An association between nonalcoholic fatty liver disease (NAFLD) and the insulin resistance (IR) syndrome exists. Familial clustering of IR may support a genetic predisposition to NAFLD or cryptogenic cirrhosis (CC).


Patients with NAFLD (n = 20) and healthy controls (n = 20) matched for age, sex, and body mass index with at least 4 living relatives and 2 generations of lineage participated in a familial aggregation study. A medical history was obtained from each subject and confirmed with first-degree family members.

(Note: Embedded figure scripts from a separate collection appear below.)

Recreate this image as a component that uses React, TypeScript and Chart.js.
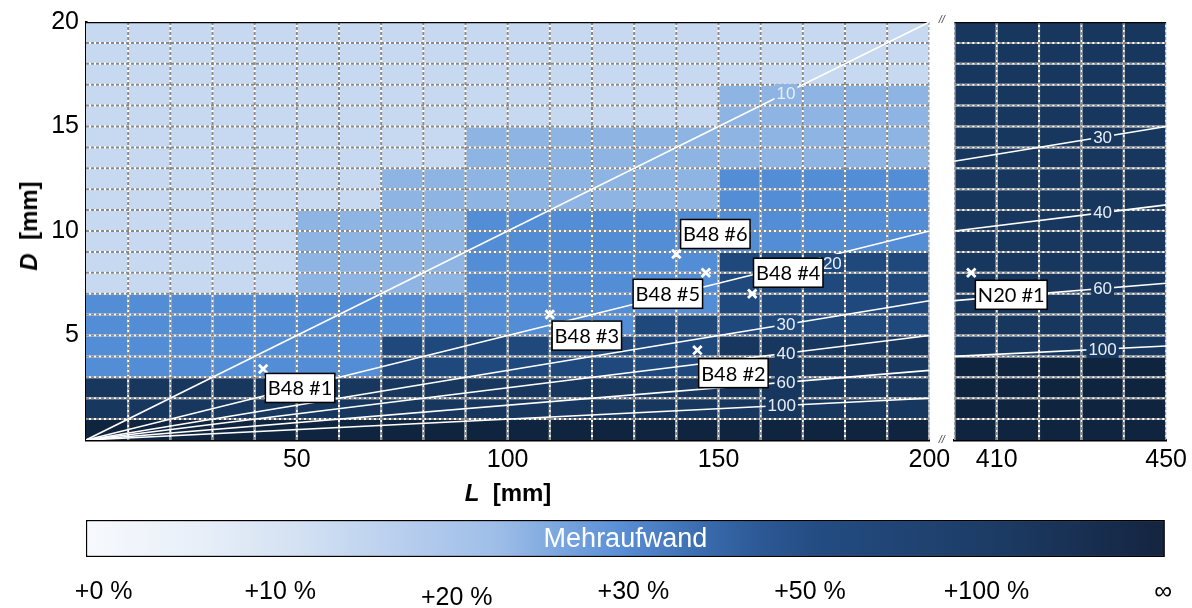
import React, { useEffect, useRef } from 'react';
import { Chart, registerables } from 'chart.js';

Chart.register(...registerables);

// ---------------- data ----------------
const dMin = 0;
const dMax = 20;
const leftLMin = 0;
const leftLMax = 200;
const rightLMin = 400;
const rightLMax = 450;
const columnWidth = 10;

const leftColumnStarts = [0, 10, 20, 30, 40, 50, 60, 70, 80, 90, 100, 110, 120, 130, 140, 150, 160, 170, 180, 190];
const rightColumnStarts = [400, 410, 420, 430, 440];

// levels from darkest (not feasible) to lightest
const levelLabels = ['∞', '+50 … +100 %', '+30 … +50 %', '+20 … +30 %', '+10 … +20 %', '+0 … +10 %'];
const levelColors = ['#0f243e', '#17375e', '#1f497d', '#538dd5', '#8db4e2', '#c6d9f1'];

// upper D edge [mm] of each level, per column
const leftTopInf = [1, 1, 1, 1, 1, 1, 1, 1, 1, 1, 1, 1, 1, 1, 1, 1, 1, 1, 1, 1];
const leftTop100 = [3, 3, 3, 3, 3, 3, 3, 3, 3, 3, 3, 3, 3, 3, 3, 5, 5, 5, 5, 5];
const leftTop50 = [3, 3, 3, 3, 3, 3, 3, 5, 5, 5, 5, 5, 5, 6, 6, 9, 9, 9, 9, 9];
const leftTop30 = [7, 7, 7, 7, 7, 7, 7, 7, 7, 11, 11, 11, 11, 11, 11, 13, 13, 13, 13, 13];
const leftTop20 = [7, 7, 7, 7, 7, 11, 11, 13, 13, 15, 15, 15, 15, 15, 15, 17, 17, 17, 17, 17];

const rightTopInf = [4, 4, 4, 4, 4];
const rightTop100 = [20, 20, 20, 20, 20];
const rightTop50 = [20, 20, 20, 20, 20];
const rightTop30 = [20, 20, 20, 20, 20];
const rightTop20 = [20, 20, 20, 20, 20];

const gridD = [1, 2, 3, 4, 5, 6, 7, 8, 9, 10, 11, 12, 13, 14, 15, 16, 17, 18, 19];
const leftGridL = [10, 20, 30, 40, 50, 60, 70, 80, 90, 100, 110, 120, 130, 140, 150, 160, 170, 180, 190, 200];
const rightGridL = [400, 410, 420, 430, 440, 450];

const dTicks = [5, 10, 15, 20];
const leftLTicks = [50, 100, 150, 200];
const rightLTicks = [410, 450];

// L/D ratio lines
const ratioValues = [10, 20, 30, 40, 60, 100];
const ratioLabelLeftL = [166, 177, 166, 166, 166, 165];
const ratioLabelRightL = [435, 435, 435, 435, 435, 435];

const leftPointNames = ['B48 #1', 'B48 #2', 'B48 #3', 'B48 #4', 'B48 #5', 'B48 #6'];
const leftPointL = [42, 145, 110, 158, 147, 140];
const leftPointD = [3.4, 4.3, 6, 7, 8, 8.9];
const rightPointNames = ['N20 #1'];
const rightPointL = [404];
const rightPointD = [8];

const legendTitle = 'Mehraufwand';
const legendTickValues = [0, 1, 2, 3, 4, 5, 6];
const legendTickLabels = ['+0 %', '+10 %', '+20 %', '+30 %', '+50 %', '+100 %', '∞'];
const legendMin = -0.1;
const legendMax = 6.01;

// ---------------- styles ----------------
const SANS = "'Liberation Sans', Arial, sans-serif";
const LABEL_FONT = "Lato, 'Open Sans', sans-serif";
const leftLabelOffsets = [[37, 19], [36, 23], [37, 21], [36, -21], [-38, 21], [39, -20]];
const rightLabelOffsets = [[40, 22]];
const ratioLabelLeftDy = [0, 8, 0, 0, 0, 0];
const legendGradientStops: [number, string][] = [
  [0, '#f7f9fd'], [0.104, '#e8eff8'], [0.198, '#d3e1f3'], [0.29, '#b9cfee'], [0.383, '#9dbde8'],
  [0.439, '#7aa6de'], [0.494, '#5b8fd6'], [0.568, '#3b6db0'], [0.63, '#2b5793'], [0.679, '#234c82'],
  [0.846, '#1c3b64'], [1, '#142440'],
];

const leftTops = [leftTopInf, leftTop100, leftTop50, leftTop30, leftTop20];
const rightTops = [rightTopInf, rightTop100, rightTop50, rightTop30, rightTop20];

function levelColorAt(starts: number[], tops: number[][], L: number, D: number) {
  const i = starts.findIndex((s) => L >= s && L < s + columnWidth);
  if (i < 0) return levelColors[levelColors.length - 1];
  for (let k = 0; k < tops.length; k++) if (D < tops[k][i]) return levelColors[k];
  return levelColors[tops.length];
}

function cellDatasets(starts: number[], tops: number[][], axisId: string) {
  return levelColors.map((color, k) => {
    const data: any[] = [];
    starts.forEach((s, i) => {
      const lo = k === 0 ? dMin : tops[k - 1][i];
      const hi = k < tops.length ? tops[k][i] : dMax;
      if (hi > lo) data.push({ x: s + columnWidth / 2, y: [lo, hi] });
    });
    return {
      type: 'bar', label: levelLabels[k], data, xAxisID: axisId, yAxisID: 'y',
      backgroundColor: color, borderWidth: 0, grouped: false,
      categoryPercentage: 1, barPercentage: 1, order: 60,
    };
  });
}

function gridData(L0: number, L1: number, Ls: number[]) {
  const pts: any[] = [];
  gridD.forEach((d) => { pts.push({ x: L0, y: d }, { x: L1, y: d }, { x: L1, y: null }); });
  Ls.forEach((l) => { pts.push({ x: l, y: dMin }, { x: l, y: dMax }, { x: l, y: null }); });
  return pts;
}

function lineDs(data: any[], axisId: string, color: string, width: number, order: number, dash?: number[]) {
  return {
    type: 'line', data, xAxisID: axisId, yAxisID: 'y', borderColor: color, borderWidth: width,
    borderDash: dash || [], pointRadius: 0, fill: false, tension: 0, spanGaps: false, order,
    borderCapStyle: 'butt',
  };
}

const annotationPlugin = {
  id: 'annotations',
  afterDraw(chart: any) {
    const ctx = chart.ctx;
    const ys = chart.scales.y;
    const xl = chart.scales.x;
    const xr = chart.scales.x2;
    const xg = chart.scales.xg;
    ctx.save();
    ctx.textAlign = 'center';
    ctx.textBaseline = 'middle';

    // ratio labels
    ctx.font = `17px ${SANS}`;
    const ratioLabel = (xs: any, starts: number[], tops: number[][], L: number, r: number, dy: number) => {
      if (L / r >= dMax) return;
      const px = xs.getPixelForValue(L);
      const py = ys.getPixelForValue(L / r) + dy;
      const D = ys.getValueForPixel(py);
      const text = String(r);
      const w = ctx.measureText(text).width + 4;
      ctx.fillStyle = levelColorAt(starts, tops, L, D);
      ctx.fillRect(px - w / 2, py - 9, w, 18);
      ctx.fillStyle = '#e9eef6';
      ctx.fillText(text, px, py + 1);
    };
    ratioValues.forEach((r, i) => ratioLabel(xl, leftColumnStarts, leftTops, ratioLabelLeftL[i], r, ratioLabelLeftDy[i]));
    ratioValues.forEach((r, i) => ratioLabel(xr, rightColumnStarts, rightTops, ratioLabelRightL[i], r, 0));

    // point label boxes
    ctx.font = `20px ${LABEL_FONT}`;
    const box = (xs: any, L: number, D: number, name: string, off: number[]) => {
      const px = xs.getPixelForValue(L) + off[0];
      const py = ys.getPixelForValue(D) + off[1];
      const w = ctx.measureText(name).width + 5;
      const h = 29;
      ctx.fillStyle = '#ffffff';
      ctx.fillRect(px - w / 2, py - h / 2, w, h);
      ctx.lineWidth = 1.5;
      ctx.strokeStyle = '#000';
      ctx.strokeRect(px - w / 2, py - h / 2, w, h);
      ctx.fillStyle = '#000';
      ctx.fillText(name, px, py + 1);
    };
    leftPointNames.forEach((n, i) => box(xl, leftPointL[i], leftPointD[i], n, leftLabelOffsets[i]));
    rightPointNames.forEach((n, i) => box(xr, rightPointL[i], rightPointD[i], n, rightLabelOffsets[i]));

    // axis break marks
    const gx = (xg.left + xg.right) / 2;
    ctx.font = `italic 11px ${SANS}`;
    ctx.fillStyle = '#444';
    ctx.fillText('//', gx, chart.chartArea.top - 2);
    ctx.fillText('//', gx, chart.chartArea.bottom);
    ctx.restore();
  },
};

const legendTextPlugin = {
  id: 'legendText',
  afterDatasetsDraw(chart: any) {
    const { ctx, chartArea } = chart;
    ctx.save();
    ctx.font = `27px ${SANS}`;
    ctx.fillStyle = '#ffffff';
    ctx.textAlign = 'center';
    ctx.textBaseline = 'middle';
    ctx.fillText(legendTitle, (chartArea.left + chartArea.right) / 2, (chartArea.top + chartArea.bottom) / 2 + 1);
    ctx.restore();
  },
};

export default function App() {
  const mainRef = useRef<HTMLCanvasElement | null>(null);
  const legendRef = useRef<HTMLCanvasElement | null>(null);

  useEffect(() => {
    const tickFont = { family: SANS, size: 25 };
    const datasets: any[] = [
      ...cellDatasets(leftColumnStarts, leftTops, 'x'),
      ...cellDatasets(rightColumnStarts, rightTops, 'x2'),
      lineDs(gridData(leftLMin, leftLMax, leftGridL), 'x', '#ffffff', 2, 50),
      lineDs(gridData(rightLMin, rightLMax, rightGridL), 'x2', '#ffffff', 2, 50),
      lineDs(gridData(leftLMin, leftLMax, leftGridL), 'x', '#8a8a8a', 2, 40, [3, 2]),
      lineDs(gridData(rightLMin, rightLMax, rightGridL), 'x2', '#8a8a8a', 2, 40, [3, 2]),
      lineDs([{ x: leftLMin, y: dMax }, { x: leftLMax, y: dMax }], 'x', '#000', 2.5, 30),
      lineDs([{ x: rightLMin, y: dMax }, { x: rightLMax, y: dMax }], 'x2', '#000', 2.5, 30),
      ...ratioValues.map((r) => lineDs([{ x: leftLMin, y: leftLMin / r }, { x: leftLMax, y: leftLMax / r }], 'x', '#ffffff', 1.6, 20)),
      ...ratioValues.filter((r) => rightLMin / r < dMax).map((r) =>
        lineDs([{ x: rightLMin, y: rightLMin / r }, { x: rightLMax, y: rightLMax / r }], 'x2', '#ffffff', 1.6, 20)),
      {
        type: 'scatter', data: leftPointL.map((L, i) => ({ x: L, y: leftPointD[i] })), xAxisID: 'x', yAxisID: 'y',
        pointStyle: 'crossRot', pointRadius: 6, pointBorderWidth: 2.8, borderWidth: 2.8,
        pointBorderColor: '#fff', borderColor: '#fff', backgroundColor: '#fff', order: 10,
      },
      {
        type: 'scatter', data: rightPointL.map((L, i) => ({ x: L, y: rightPointD[i] })), xAxisID: 'x2', yAxisID: 'y',
        pointStyle: 'crossRot', pointRadius: 6, pointBorderWidth: 2.8, borderWidth: 2.8,
        pointBorderColor: '#fff', borderColor: '#fff', backgroundColor: '#fff', order: 10,
      },
    ];

    const xCommon = (min: number, max: number, weight: number, ticks: number[] | null) => ({
      type: 'linear', min, max, offset: false, position: 'bottom', stack: 'panels', stackWeight: weight, z: 1,
      grid: { display: false, drawTicks: false, offset: false },
      border: ticks ? { display: true, color: '#000', width: 2.5 } : { display: false },
      ticks: ticks
        ? { display: true, color: '#000', font: tickFont, padding: 5, autoSkip: false, maxRotation: 0, includeBounds: false }
        : { display: false },
      afterBuildTicks: (s: any) => { if (ticks) s.ticks = ticks.map((v) => ({ value: v })); else s.ticks = []; },
      afterFit: (s: any) => { s.height = 65; },
    });

    const main = new Chart(mainRef.current as HTMLCanvasElement, {
      type: 'bar',
      data: { datasets },
      options: {
        responsive: false, animation: false, devicePixelRatio: 1, events: [],
        layout: { padding: { top: 19, right: 25, left: 0, bottom: 0 } },
        plugins: { legend: { display: false }, tooltip: { enabled: false } },
        scales: {
          x: xCommon(leftLMin, leftLMax, 844, leftLTicks),
          xg: xCommon(0, 1, 25, null),
          x2: xCommon(rightLMin, rightLMax, 212, rightLTicks),
          y: {
            type: 'linear', min: dMin, max: dMax, position: 'left', z: 1,
            grid: { display: false, drawTicks: false },
            border: { display: true, color: '#000', width: 2.5 },
            ticks: { color: '#000', font: tickFont, padding: 7, includeBounds: false },
            afterBuildTicks: (s: any) => { s.ticks = dTicks.map((v) => ({ value: v })); },
            afterFit: (s: any) => { s.width = 86; },
          },
        },
      } as any,
      plugins: [annotationPlugin],
    } as any);

    const legend = new Chart(legendRef.current as HTMLCanvasElement, {
      type: 'bar',
      data: {
        labels: [legendTitle],
        datasets: [{
          data: [[legendMin, legendMax]],
          backgroundColor: (c: any) => {
            const { ctx, chartArea } = c.chart;
            if (!chartArea) return '#538dd5';
            const g = ctx.createLinearGradient(chartArea.left, 0, chartArea.right, 0);
            legendGradientStops.forEach(([f, col]) => g.addColorStop(f, col));
            return g;
          },
          borderColor: '#000', borderWidth: 1.5, borderSkipped: false,
          categoryPercentage: 1, barPercentage: 1,
        }],
      },
      options: {
        indexAxis: 'y', responsive: false, animation: false, devicePixelRatio: 1, events: [],
        layout: { padding: { top: 15, right: 25, left: 86, bottom: 0 } },
        plugins: { legend: { display: false }, tooltip: { enabled: false } },
        scales: {
          y: { display: false },
          x: {
            type: 'linear', min: legendMin, max: legendMax, offset: false,
            grid: { display: false, drawTicks: false }, border: { display: false },
            ticks: {
              color: '#000', padding: 20, autoSkip: false, maxRotation: 0, includeBounds: false,
              font: (c: any) => ({ family: SANS, size: 25, lineHeight: c.index === 2 ? 1.7 : 1.2 }),
              callback: (v: any) => legendTickLabels[legendTickValues.indexOf(Number(v))] ?? '',
            },
            afterBuildTicks: (s: any) => { s.ticks = legendTickValues.map((v) => ({ value: v })); },
            afterFit: (s: any) => { s.height = 51; },
          },
        },
      } as any,
      plugins: [legendTextPlugin],
    } as any);

    return () => { main.destroy(); legend.destroy(); };
  }, []);

  const titleStyle: React.CSSProperties = {
    position: 'absolute', font: `bold 24px ${SANS}`, color: '#000', whiteSpace: 'nowrap',
  };

  return (
    <div style={{ position: 'absolute', left: 0, top: 0, width: 1192, height: 608, background: '#fff', overflow: 'hidden' }}>
      <canvas ref={mainRef} width={1192} height={505} style={{ position: 'absolute', left: 0, top: 0, width: 1192, height: 505 }} />
      <canvas ref={legendRef} width={1192} height={103} style={{ position: 'absolute', left: 0, top: 505, width: 1192, height: 103 }} />
      <div style={{ ...titleStyle, left: 29, top: 226, transform: 'translate(-50%, -50%) rotate(-90deg)' }}>
        <i>D</i>&nbsp;&nbsp;[mm]
      </div>
      <div style={{ ...titleStyle, left: 508, top: 493, transform: 'translate(-50%, -50%)' }}>
        <i>L</i>&nbsp;&nbsp;[mm]
      </div>
    </div>
  );
}
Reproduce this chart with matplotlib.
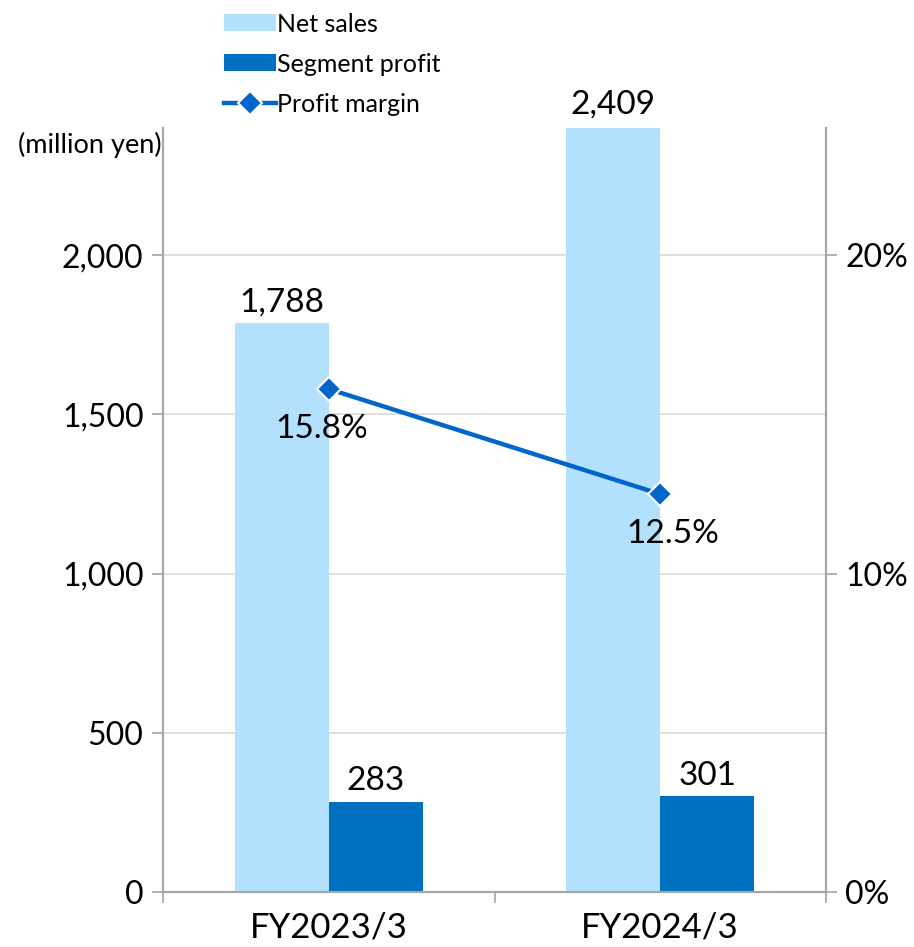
import matplotlib
matplotlib.use("Agg")
import matplotlib.pyplot as plt
from matplotlib.ticker import FuncFormatter
import numpy as np

plt.rcParams["font.family"] = ["Lato", "DejaVu Sans"]

categories = ["FY2023/3", "FY2024/3"]
net_sales = [1788, 2409]
segment_profit = [283, 301]
profit_margin = [15.8, 12.5]

LIGHT = "#B3E0FC"
DARK = "#0070C0"
LINE = "#0066CC"
GRID = "#D9D9D9"
SPINE = "#A6A6A6"

fig = plt.figure(figsize=(9.14, 9.47), dpi=100)
ax = fig.add_axes([163 / 914, 1 - 892 / 947, 663 / 914, 764 / 947])
ax2 = ax.twinx()

x = np.arange(len(categories))
w = 0.283
b1 = ax.bar(x - w / 2, net_sales, w, color=LIGHT, label="Net sales", zorder=2)
b2 = ax.bar(x + w / 2, segment_profit, w, color=DARK, label="Segment profit", zorder=2)

ax.set_xlim(-0.5, len(categories) - 0.5)
ax.set_ylim(0, 2400)
ax.set_yticks([0, 500, 1000, 1500, 2000])
ax.yaxis.set_major_formatter(FuncFormatter(lambda v, p: f"{v:,.0f}"))
ax.grid(axis="y", color=GRID, lw=1.2, zorder=0)
ax.set_axisbelow(True)

ax.set_xticks(x)
ax.set_xticklabels(categories)
ax.set_xticks([-0.5, 0.5, 1.5], minor=True)
ax.tick_params(axis="x", which="major", length=0, pad=14, labelsize=25)
ax.tick_params(axis="x", which="minor", length=8, width=1.2, color=SPINE, direction="out")
ax.tick_params(axis="y", length=8, width=1.2, color=SPINE, labelsize=23, pad=6)

ax2.set_ylim(0, 24)
ax2.set_yticks([0, 10, 20])
ax2.yaxis.set_major_formatter(FuncFormatter(lambda v, p: f"{v:.0f}%"))
ax2.tick_params(axis="y", length=8, width=1.2, color=SPINE, labelsize=23, pad=6)

for a in (ax, ax2):
    a.spines["top"].set_visible(False)
    for s in ("left", "right", "bottom"):
        a.spines[s].set_color(SPINE)
        a.spines[s].set_linewidth(1.5)

ln, = ax2.plot(x, profit_margin, color=LINE, lw=3.2, marker="D", ms=12,
               mfc=LINE, mec="white", mew=1.5, label="Profit margin", zorder=3)

# value labels
for xi, v in zip(x - w / 2, net_sales):
    ax.annotate(f"{v:,}", (xi, v), xytext=(0, 4), textcoords="offset points",
                ha="center", va="bottom", fontsize=24, annotation_clip=False)
for xi, v in zip(x + w / 2, segment_profit):
    ax.annotate(f"{v:,}", (xi, v), xytext=(0, 4), textcoords="offset points",
                ha="center", va="bottom", fontsize=24)
for xi, v, dx in zip(x, profit_margin, [-5, 9]):
    ax2.annotate(f"{v}%", (xi, v), xytext=(dx, -18), textcoords="offset points",
                 ha="center", va="top", fontsize=24)

fig.text(18 / 914, 1 - 145 / 947, "(million yen)", fontsize=19.5, va="center", ha="left")

fig.legend(handles=[b1, b2, ln], loc="upper left",
           bbox_to_anchor=(211 / 914, 1.0), frameon=False, fontsize=18,
           handlelength=2.1, handletextpad=0.05, labelspacing=0.68,
           borderaxespad=0.1)

fig.savefig("out.png", dpi=100)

NAFLD patients were more likely to have cirrhosis (odds ratio [OR] = 12.0), cardiac disease (OR, 3.0), hyperlipidemia (OR, 12.1), diabetes mellitus (DM) (OR, 9.1), renal stones (OR, 4.1), and arthritis (OR, 6.1). IR (P = .042) (the primary dependent variable) and DM (P = .013) were noted in their first-degree relatives. A trend for familial clustering of NAFLD or CC (P = .059) with a maternal linkage for disease expression also may exist. Cholelithiasis (P = .047), presumed NAFLD and/or CC (P = .049), and a trend toward IR (P = .07) were noted in the mothers, but not the fathers, of patients with NAFLD. An increased risk of DM (OR, 4.2; 95% confidence interval, 1.26-18.7; P = .013), IR (OR, 2.86; 95% confidence interval, 1.02-9.38; P = .042), and smoking (OR, 3.41; 95% confidence interval, 1.43-9.07; P = .003) was observed in first-degree relatives of NAFLD patients. No significant survival difference was observed between family cohorts.


Familial clustering and a potential maternal linkage for IR support a genetic predisposition for NAFLD. Alternatively, the presence of suppressor genes modifying the expression of IR in paternal lineage warrants further investigation.